The center will host teaching-specific programs previously administered by Faculty Development, including teaching grants, awards, observations and training, according to a presentation to the Faculty Senate on May 28, 2025. It will also sponsor faculty learning communities, provide individual consultations and create new programming such as workshop certificate series on effective and inclusive teaching.
According to Lueck, the center aims to strengthen the University’s educational approach rooted in Jesuit Ignatian pedagogy, which she described as synonymous with inclusive teaching, equity-based teaching and teaching for social change.
“People don't always have a deep kind of understanding of Ignatian pedagogy specifically,” Lueck said.
She emphasized that the center’s approach will focus on practical application rather than theoretical frameworks.
“Whatever it is, the framework that people find meaningful, giving them the space and the resources to think, what does this look like in practice, though?” Lueck said. “Often it means breaking with the ways that we were taught, and it does involve a new learning curve.”

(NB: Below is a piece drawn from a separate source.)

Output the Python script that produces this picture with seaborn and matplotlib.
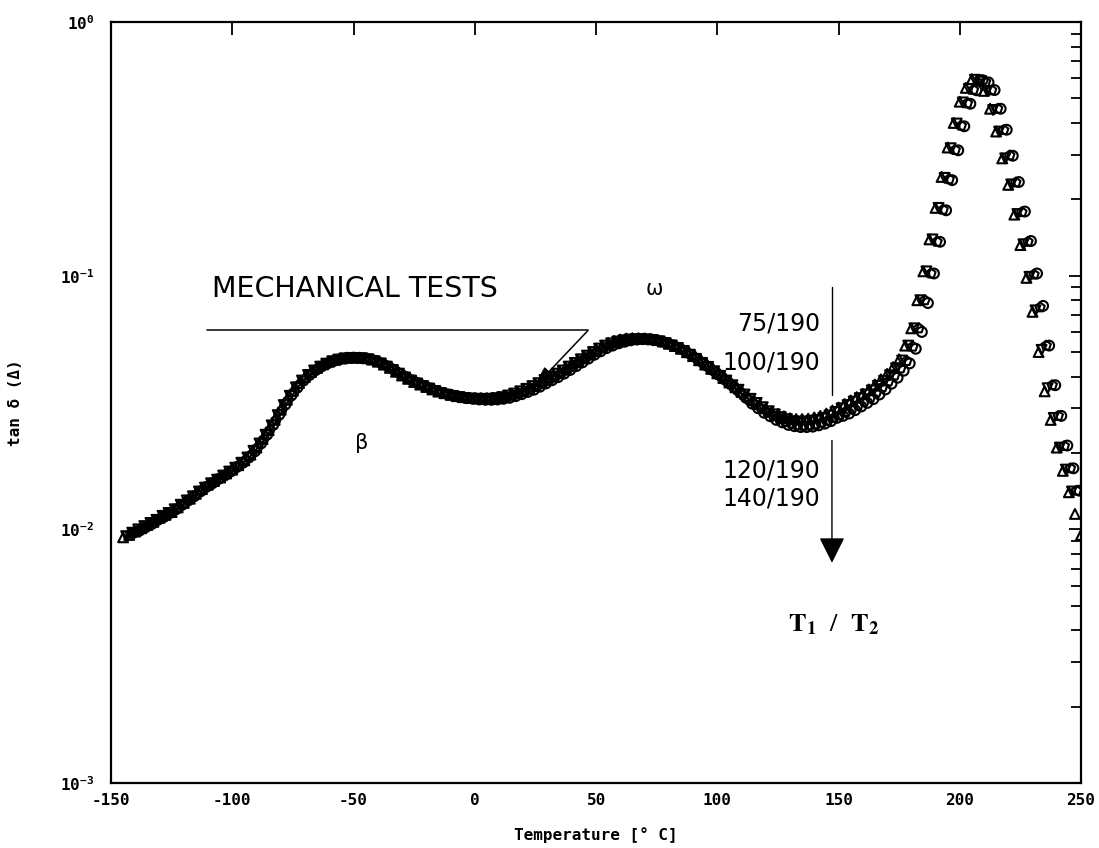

The director will work closely with Faculty Associates—faculty members selected as excellent teachers representing various disciplines and appointment types—to deliver programming across all university schools, according to the job description. The center plans to emphasize internal expertise over external consultants.
“The way that we’ve had to do it in the past is largely through outside resources, outside perspectives that we bring in, and that's really what we want to move away from,” Lueck said when referring to existing Faculty Development programming. “We have so much faculty expertise on this campus. We are known as one of the best undergraduate teaching institutions, what we’ve needed is an organizing structure for that.”
The center will provide stipends for faculty who take on extended engagement with programming, according to Lueck, though she acknowledged the compensation is often nominal.
“It’s not a fair going rate. It’s a gesture to say: ‘We see you.’ We see the work you’re doing,” she said. “We know that when you write this on your annual report, it counts for so little, even if you do have a service expectation, and so it’s really just an attempt to make people know that they’re valued in some way.”
The center’s budget comes from the provost’s office, with plans to pursue donor funding for long-term sustainability, according to Lueck.
Though not directly student-facing, Lueck emphasized the center’s student-centered mission and invited student input on how it can serve learners' needs.
“Even though the center is not student facing, it is student centered in a very real way,” she said, extending an invitation for students to engage with the center about how it can serve their needs as learners.
The center launch reflects broader trends in higher education toward formalizing teaching support, as institutions increasingly recognize the need for structured faculty development programs to maintain educational quality amid changing demographics and pedagogical approaches.